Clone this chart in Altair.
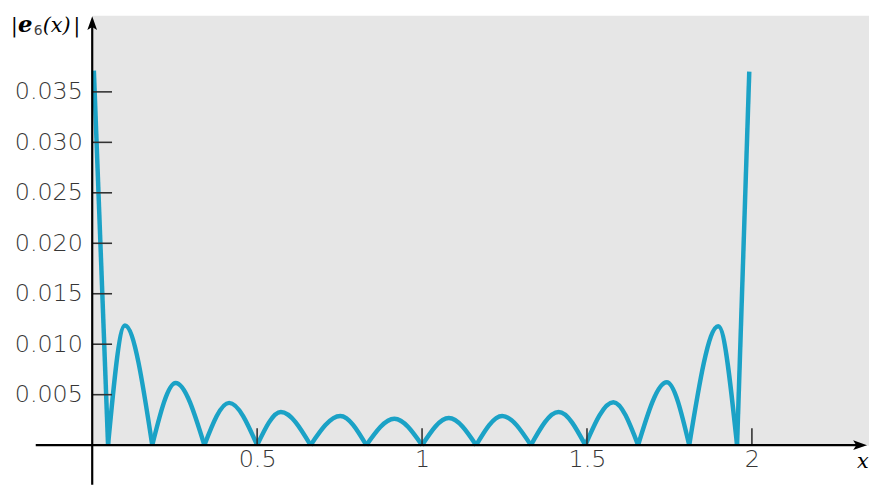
import altair as alt
import pandas as pd

# ---- data ----
zeros_x = [0.048, 0.182, 0.340, 0.500, 0.662, 0.831, 1.000, 1.164, 1.330, 1.495, 1.655, 1.810, 1.955]
peak_x = [0.099, 0.253, 0.415, 0.572, 0.752, 0.916, 1.081, 1.243, 1.414, 1.580, 1.742, 1.898]
peak_y = [0.01186, 0.00616, 0.00419, 0.00328, 0.00289, 0.00262, 0.00269, 0.00289, 0.00328, 0.00426, 0.00623, 0.01179]
start_x, start_y = 0.005, 0.0371
end_x, end_y = 1.992, 0.0370

y_ticks = [0.005, 0.010, 0.015, 0.020, 0.025, 0.030, 0.035]
x_ticks = [0.5, 1.0, 1.5, 2.0]

rows = [{"seg": 0, "x": start_x, "y": start_y}, {"seg": 0, "x": zeros_x[0], "y": 0.0}]
for i in range(len(peak_x)):
    rows.append({"seg": i + 1, "x": zeros_x[i], "y": 0.0})
    rows.append({"seg": i + 1, "x": peak_x[i], "y": peak_y[i]})
    rows.append({"seg": i + 1, "x": zeros_x[i + 1], "y": 0.0})
rows.append({"seg": 99, "x": zeros_x[-1], "y": 0.0})
rows.append({"seg": 99, "x": end_x, "y": end_y})
df = pd.DataFrame(rows)

W, H = 784, 434
xs = alt.Scale(domain=[0, 2.355], nice=False, zero=False)
ys = alt.Scale(domain=[0, 0.0426], nice=False, zero=False)

LABEL_FONT = "DejaVu Sans"
LABEL_COLOR = "#363636"

curve = alt.Chart(df).mark_line(
    interpolate="monotone", strokeWidth=4.5, color="#1ba2c6", strokeCap="butt"
).encode(
    x=alt.X("x:Q", scale=xs, title=None,
            axis=alt.Axis(values=x_ticks, format="~g", labelFont=LABEL_FONT, labelFontSize=24,
                          labelFontWeight=200, labelColor=LABEL_COLOR, labelPadding=3,
                          ticks=False, domain=False, grid=False, labelOverlap=False)),
    y=alt.Y("y:Q", scale=ys, title=None,
            axis=alt.Axis(values=y_ticks, format=".3f", labelFont=LABEL_FONT, labelFontSize=24,
                          labelFontWeight=200, labelColor=LABEL_COLOR, labelPadding=10,
                          ticks=False, domain=False, grid=False, labelOverlap=False)),
    detail="seg:N",
)

ytick_rules = alt.Chart(pd.DataFrame({"v": y_ticks})).mark_rule(
    color="#333333", strokeWidth=1.6
).encode(
    y=alt.Y("v:Q", scale=ys, title=None),
    x=alt.value(0), x2=alt.value(20),
)

xtick_rules = alt.Chart(pd.DataFrame({"v": x_ticks})).mark_rule(
    color="#333333", strokeWidth=1.6
).encode(
    x=alt.X("v:Q", scale=xs, title=None),
    y=alt.value(H - 17), y2=alt.value(H),
)

one = pd.DataFrame({"a": [0]})
x_axis_line = alt.Chart(one).mark_rule(color="black", strokeWidth=2.2).encode(
    x=alt.value(-57), x2=alt.value(776), y=alt.value(H)
)
y_axis_line = alt.Chart(one).mark_rule(color="black", strokeWidth=2.2).encode(
    x=alt.value(0), y=alt.value(6), y2=alt.value(H + 40)
)

up_arrow = "M0,-1 L0.7,1 L0,0.55 L-0.7,1 Z"
right_arrow = "M1,0 L-1,-0.7 L-0.55,0 L-1,0.7 Z"
arrow_up = alt.Chart(one).mark_point(
    shape=up_arrow, size=196, filled=True, color="black", opacity=1, strokeWidth=0
).encode(x=alt.value(0), y=alt.value(8))
arrow_right = alt.Chart(one).mark_point(
    shape=right_arrow, size=196, filled=True, color="black", opacity=1, strokeWidth=0
).encode(x=alt.value(775), y=alt.value(H))

def txt(t, x, y, font="DejaVu Serif", size=22, style="normal", weight="normal", color="black"):
    return alt.Chart(one).mark_text(
        text=t, font=font, fontSize=size, fontStyle=style, fontWeight=weight,
        color=color, align="left", baseline="alphabetic"
    ).encode(x=alt.value(x), y=alt.value(y))

title_parts = [
    txt("|", -82, 17, size=20),
    txt("e", -75, 17, size=23, style="italic", weight="bold"),
    txt("6", -59, 20, font="DejaVu Sans", size=14, color="#444444"),
    txt("(x)", -50, 17, style="italic", size=21),
    txt("|", -19, 17, size=20),
]
x_label = txt("x", 772, 457, style="italic", size=21)

chart = alt.layer(
    curve, ytick_rules, xtick_rules, x_axis_line, y_axis_line, arrow_up, arrow_right,
    *title_parts, x_label
).properties(
    width=W, height=H,
    autosize=alt.AutoSizeParams(type="none"),
    padding={"left": 85, "top": 5, "right": 0, "bottom": 39},
    background="white",
).configure_view(fill="#e6e6e6", stroke="transparent")

chart.save("out.html", embed_options={"renderer": "svg", "actions": False})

-------

EXERCISE: All of the data above should be transcribed verbatim, with pictures omitted.

EXERCISE OUTPUT:
Clone this chart in Altair.
import altair as alt
import pandas as pd

# ---- data ----
zeros_x = [0.048, 0.182, 0.340, 0.500, 0.662, 0.831, 1.000, 1.164, 1.330, 1.495, 1.655, 1.810, 1.955]
peak_x = [0.099, 0.253, 0.415, 0.572, 0.752, 0.916, 1.081, 1.243, 1.414, 1.580, 1.742, 1.898]
peak_y = [0.01186, 0.00616, 0.00419, 0.00328, 0.00289, 0.00262, 0.00269, 0.00289, 0.00328, 0.00426, 0.00623, 0.01179]
start_x, start_y = 0.005, 0.0371
end_x, end_y = 1.992, 0.0370

y_ticks = [0.005, 0.010, 0.015, 0.020, 0.025, 0.030, 0.035]
x_ticks = [0.5, 1.0, 1.5, 2.0]

rows = [{"seg": 0, "x": start_x, "y": start_y}, {"seg": 0, "x": zeros_x[0], "y": 0.0}]
for i in range(len(peak_x)):
    rows.append({"seg": i + 1, "x": zeros_x[i], "y": 0.0})
    rows.append({"seg": i + 1, "x": peak_x[i], "y": peak_y[i]})
    rows.append({"seg": i + 1, "x": zeros_x[i + 1], "y": 0.0})
rows.append({"seg": 99, "x": zeros_x[-1], "y": 0.0})
rows.append({"seg": 99, "x": end_x, "y": end_y})
df = pd.DataFrame(rows)

W, H = 784, 434
xs = alt.Scale(domain=[0, 2.355], nice=False, zero=False)
ys = alt.Scale(domain=[0, 0.0426], nice=False, zero=False)

LABEL_FONT = "DejaVu Sans"
LABEL_COLOR = "#363636"

curve = alt.Chart(df).mark_line(
    interpolate="monotone", strokeWidth=4.5, color="#1ba2c6", strokeCap="butt"
).encode(
    x=alt.X("x:Q", scale=xs, title=None,
            axis=alt.Axis(values=x_ticks, format="~g", labelFont=LABEL_FONT, labelFontSize=24,
                          labelFontWeight=200, labelColor=LABEL_COLOR, labelPadding=3,
                          ticks=False, domain=False, grid=False, labelOverlap=False)),
    y=alt.Y("y:Q", scale=ys, title=None,
            axis=alt.Axis(values=y_ticks, format=".3f", labelFont=LABEL_FONT, labelFontSize=24,
                          labelFontWeight=200, labelColor=LABEL_COLOR, labelPadding=10,
                          ticks=False, domain=False, grid=False, labelOverlap=False)),
    detail="seg:N",
)

ytick_rules = alt.Chart(pd.DataFrame({"v": y_ticks})).mark_rule(
    color="#333333", strokeWidth=1.6
).encode(
    y=alt.Y("v:Q", scale=ys, title=None),
    x=alt.value(0), x2=alt.value(20),
)

xtick_rules = alt.Chart(pd.DataFrame({"v": x_ticks})).mark_rule(
    color="#333333", strokeWidth=1.6
).encode(
    x=alt.X("v:Q", scale=xs, title=None),
    y=alt.value(H - 17), y2=alt.value(H),
)

one = pd.DataFrame({"a": [0]})
x_axis_line = alt.Chart(one).mark_rule(color="black", strokeWidth=2.2).encode(
    x=alt.value(-57), x2=alt.value(776), y=alt.value(H)
)
y_axis_line = alt.Chart(one).mark_rule(color="black", strokeWidth=2.2).encode(
    x=alt.value(0), y=alt.value(6), y2=alt.value(H + 40)
)

up_arrow = "M0,-1 L0.7,1 L0,0.55 L-0.7,1 Z"
right_arrow = "M1,0 L-1,-0.7 L-0.55,0 L-1,0.7 Z"
arrow_up = alt.Chart(one).mark_point(
    shape=up_arrow, size=196, filled=True, color="black", opacity=1, strokeWidth=0
).encode(x=alt.value(0), y=alt.value(8))
arrow_right = alt.Chart(one).mark_point(
    shape=right_arrow, size=196, filled=True, color="black", opacity=1, strokeWidth=0
).encode(x=alt.value(775), y=alt.value(H))

def txt(t, x, y, font="DejaVu Serif", size=22, style="normal", weight="normal", color="black"):
    return alt.Chart(one).mark_text(
        text=t, font=font, fontSize=size, fontStyle=style, fontWeight=weight,
        color=color, align="left", baseline="alphabetic"
    ).encode(x=alt.value(x), y=alt.value(y))

title_parts = [
    txt("|", -82, 17, size=20),
    txt("e", -75, 17, size=23, style="italic", weight="bold"),
    txt("6", -59, 20, font="DejaVu Sans", size=14, color="#444444"),
    txt("(x)", -50, 17, style="italic", size=21),
    txt("|", -19, 17, size=20),
]
x_label = txt("x", 772, 457, style="italic", size=21)

chart = alt.layer(
    curve, ytick_rules, xtick_rules, x_axis_line, y_axis_line, arrow_up, arrow_right,
    *title_parts, x_label
).properties(
    width=W, height=H,
    autosize=alt.AutoSizeParams(type="none"),
    padding={"left": 85, "top": 5, "right": 0, "bottom": 39},
    background="white",
).configure_view(fill="#e6e6e6", stroke="transparent")

chart.save("out.html", embed_options={"renderer": "svg", "actions": False})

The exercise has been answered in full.